Investing and Delivering for Our Clients
DEAR STAKEHOLDER,
A resilient U.S. economy combined with subsiding inflationary concerns in 2024 provided the backdrop for strong corporate earnings, driving equity markets to new heights.
The U.S. equity market performed exceptionally well, as the S&P 500 index reached record highs and the Treasury markets demonstrated strength despite periodic volatility, contributing to growing revenue in DTCC’s clearance and settlement services businesses.
DTCC achieved steady earnings performance this year while investing in significant industry initiatives, delivering capabilities to support the implementation of the U.S. T+1 settlement cycle and preparing for the Securities and Exchange Commission's (SEC) rule on U.S. Treasury Clearing, while continuing to modernize our technology infrastructure to better serve our clients.
For the year, DTCC’s consolidated financial statements show net income of $482 million, up 6% compared to $453 million in 2023. The increase in net income is primarily attributable to operating income, which was $428 million vs. $324 million in 2023, primarily driven by higher clearing services revenues as a result of strong stock market performance and higher transaction volumes. DTCC revenue reached $2.49 billion in 2024, which is 11% higher than prior-year revenue of $2.25 billion.
Earnings Performance
Total EBITDA (earnings before interest, tax, depreciation and amortization) was $609 million, $93 million or 18% above the prior year of $516 million. Increased revenue performance contributed to the increase in EBITDA, primarily due to higher market volumes, which were partially offset by an increase in expenses for investments in industry initiatives.
Balance Sheet and Liquidity
Consistent with the need to comply with applicable regulatory capital and liquidity requirements, DTCC holds financial resources based on internal risk assessments to absorb potential stress and provide the financial stability and resiliency required to safeguard the industry as a critical market infrastructure provider. Our robust balance sheet enables us to source liquidity for clearing and settlement purposes. We maintain a robust and diverse liquidity portfolio consisting of pre-funded and committed resources. Reliable access to liquidity in various market conditions is our top priority. To achieve this, we diversify the portfolio with respect to duration as well as from numerous liquidity providers in different financial and geographical markets. This includes the commercial paper market, investment grade debt capital markets and the syndicated loan market as well as directly from our participants.

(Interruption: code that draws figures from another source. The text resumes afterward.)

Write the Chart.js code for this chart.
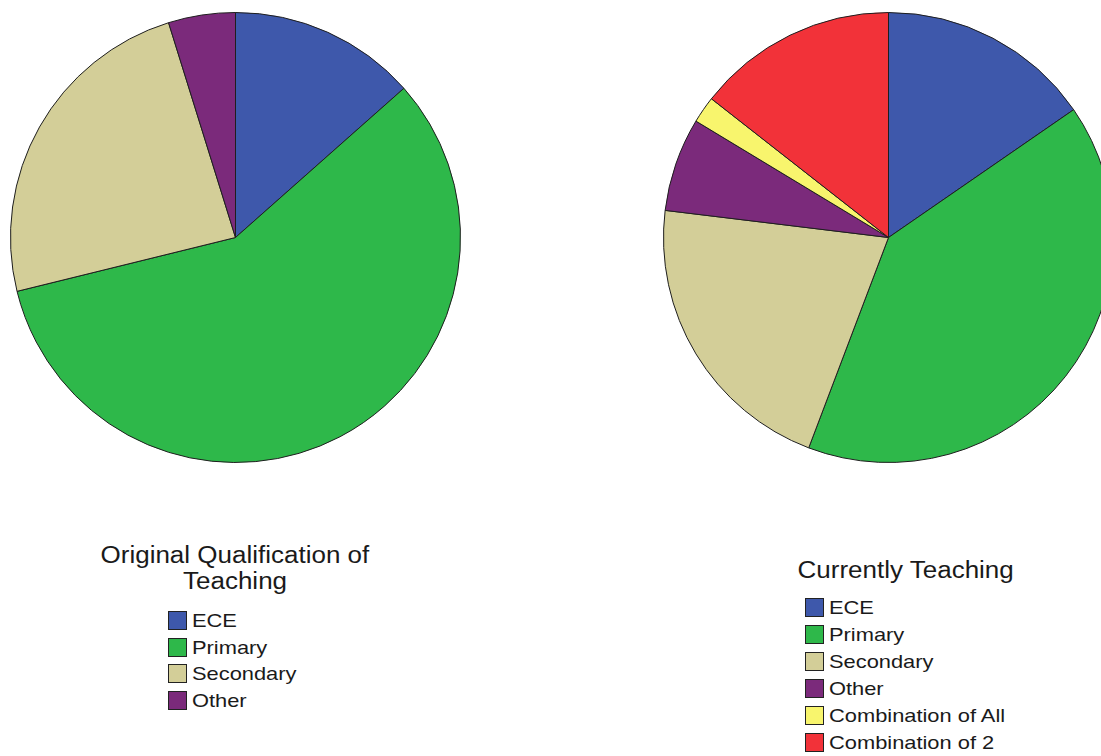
<!DOCTYPE html>
<html>
<head>
<meta charset="utf-8">
<script src="https://cdn.jsdelivr.net/npm/chart.js@4.4.1/dist/chart.umd.min.js"></script>
<style>
  html, body { margin: 0; padding: 0; background: #fff; overflow: hidden; }
  body { width: 1101px; height: 756px; position: relative; font-family: "Liberation Sans", Arial, sans-serif; color: #1a1a1a; }
  .pie { position: absolute; top: 12px; width: 451px; height: 451px; }
  .legend { position: absolute; }
  .legend .title { font-size: 23px; line-height: 26px; text-align: center; position: absolute; white-space: nowrap; transform: scaleX(1.13); transform-origin: center; }
  .legend .item { position: absolute; font-size: 19px; line-height: 20px; white-space: nowrap; }
  .legend .box { position: absolute; width: 17px; height: 17px; border: 1.5px solid #222; left: 0; top: 0; }
  .legend .label { position: absolute; left: 24px; top: 0; transform: scaleX(1.15); transform-origin: left; }
</style>
</head>
<body>
<div class="pie" style="left:10px"><canvas id="qualChart"></canvas></div>
<div class="pie" style="left:663px"><canvas id="teachChart"></canvas></div>
<div class="legend" id="qualLegend" style="left:0; top:0"></div>
<div class="legend" id="teachLegend" style="left:0; top:0"></div>
<script>
// Original Qualification of Teaching (counts)
const qualLabels = ['ECE', 'Primary', 'Secondary', 'Other'];
const qualValues = [14, 60, 25, 5];

// Currently Teaching (counts)
const teachLabels = ['ECE', 'Primary', 'Secondary', 'Other', 'Combination of All', 'Combination of 2'];
const teachValues = [16, 42, 22, 7, 2, 15];

const palette = {
    'ECE': '#3e58ab',
    'Primary': '#2eb84a',
    'Secondary': '#d3ce98',
    'Other': '#7b2a7b',
    'Combination of All': '#f8f56d',
    'Combination of 2': '#f23239'
};

function makePie(canvasId, labels, values) {
    const ctx = document.getElementById(canvasId).getContext('2d');
    return new Chart(ctx, {
        type: 'pie',
        data: {
            labels: labels,
            datasets: [{
                data: values,
                backgroundColor: labels.map(l => palette[l]),
                borderColor: '#1e1e1e',
                borderWidth: 1
            }]
        },
        options: {
            responsive: true,
            maintainAspectRatio: false,
            animation: false,
            layout: { padding: 0 },
            plugins: { legend: { display: false }, tooltip: { enabled: false } }
        }
    });
}

function makeLegend(elId, titleLines, labels, titleX, titleTop, boxX, boxTop, rowGap) {
    const el = document.getElementById(elId);
    titleLines.forEach((line, i) => {
        const t = document.createElement('div');
        t.className = 'title';
        t.textContent = line;
        t.style.top = (titleTop + i * 26) + 'px';
        el.appendChild(t);
        t.style.left = (titleX - t.offsetWidth / 2) + 'px';
    });
    labels.forEach((l, i) => {
        const item = document.createElement('div');
        item.className = 'item';
        item.style.left = boxX + 'px';
        item.style.top = (boxTop + i * rowGap) + 'px';
        const box = document.createElement('div');
        box.className = 'box';
        box.style.background = palette[l];
        const lab = document.createElement('div');
        lab.className = 'label';
        lab.textContent = l;
        item.appendChild(box);
        item.appendChild(lab);
        el.appendChild(item);
    });
}

makePie('qualChart', qualLabels, qualValues);
makePie('teachChart', teachLabels, teachValues);

makeLegend('qualLegend', ['Original Qualification of', 'Teaching'], qualLabels, 235, 542, 168, 611, 26.7);
makeLegend('teachLegend', ['Currently Teaching'], teachLabels, 905, 557, 805, 598, 27);
</script>
</body>
</html>
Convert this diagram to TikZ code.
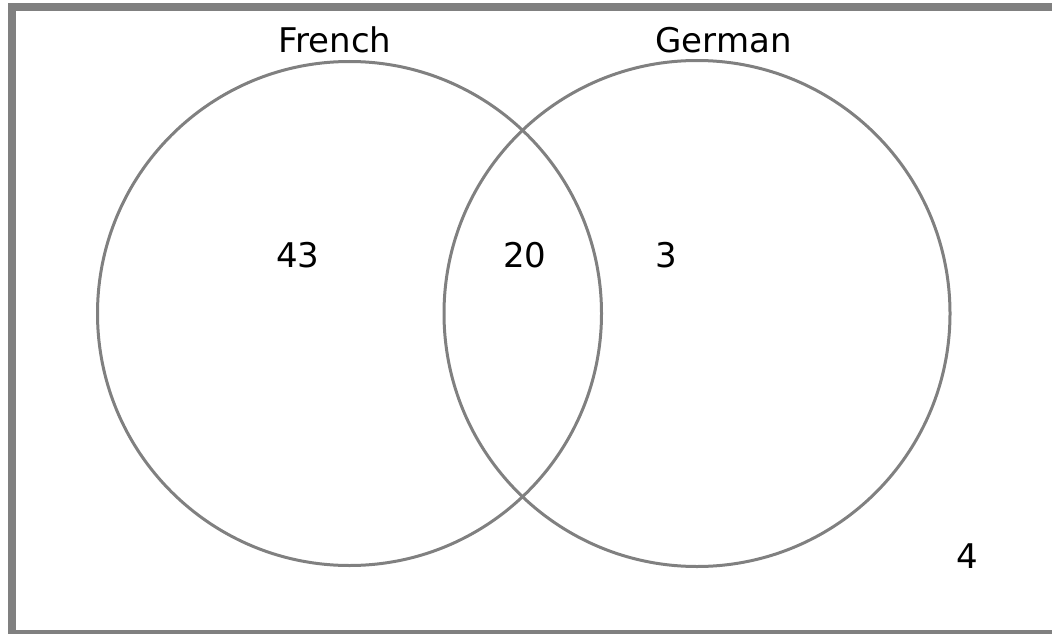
\documentclass[tikz,border=0pt]{standalone}
\usepackage{fontspec}
\setmainfont{DejaVu Sans}
\definecolor{linegray}{RGB}{128,128,128}
\begin{document}
\begin{tikzpicture}[x=1pt,y=-1pt,
  set/.style={draw=linegray,line width=3pt},
  lbl/.style={inner sep=0pt,anchor=base,font=\fontsize{34}{40}\selectfont}]
\useasboundingbox (0,0) rectangle (1052,634);
\clip (0,0) rectangle (1052,634);
\draw[draw=linegray,line width=8pt] (12,7.5) rectangle (1070,634);
\node[set,circle,minimum size=504pt,inner sep=0pt] (french) at (349.5,313.5) {};
\node[set,circle,minimum size=506pt,inner sep=0pt] (german) at (697,313.5) {};
\node[lbl] (lf) at (335,53) {French};
\node[lbl] (lg) at (723.5,53) {German};
\node[lbl] (n43) at (298,267) {43};
\node[lbl] (n20) at (525,267) {20};
\node[lbl] (n3) at (666,267) {3};
\node[lbl] (n4) at (967.5,568) {4};
\end{tikzpicture}
\end{document}
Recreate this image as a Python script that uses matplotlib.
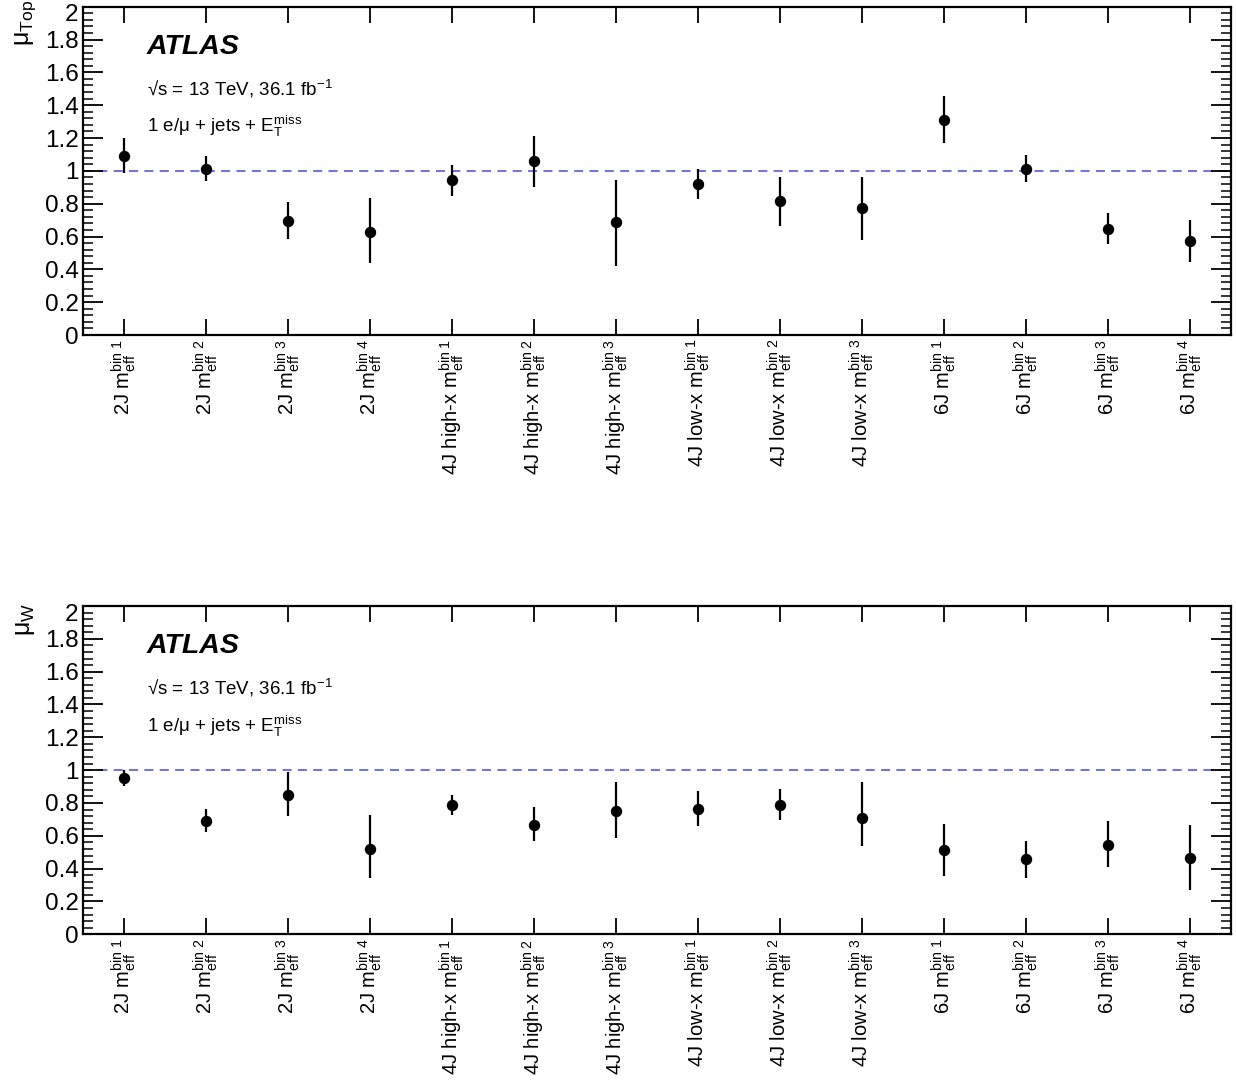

The largest components of our balance sheet are the default management and liquidity resources, which are available in the event of a clearing member default, during which the clearinghouse would need to facilitate settlement. These resources include the Participant and Clearing Funds as well as proceeds from the issuance of commercial paper and senior notes.
Looking ahead, we anticipate that U.S. trade policy, macroeconomic and geopolitical uncertainties will significantly influence market behavior. The global dynamic shows a resilient U.S. economy with areas of potential weakness, while China and Europe face economic challenges. U.S. import tariffs add to the uncertainty for firms making long-term investments, and the Federal Reserve is expected to take a slower approach to monetary policy. Consequently, equity markets are likely to remain volatile due to high valuations and rising bond yields. For DTCC, our financial stability and fiscal discipline position us well to continue to deliver resilient services to our clients while making strategic investments that will drive value for the industry.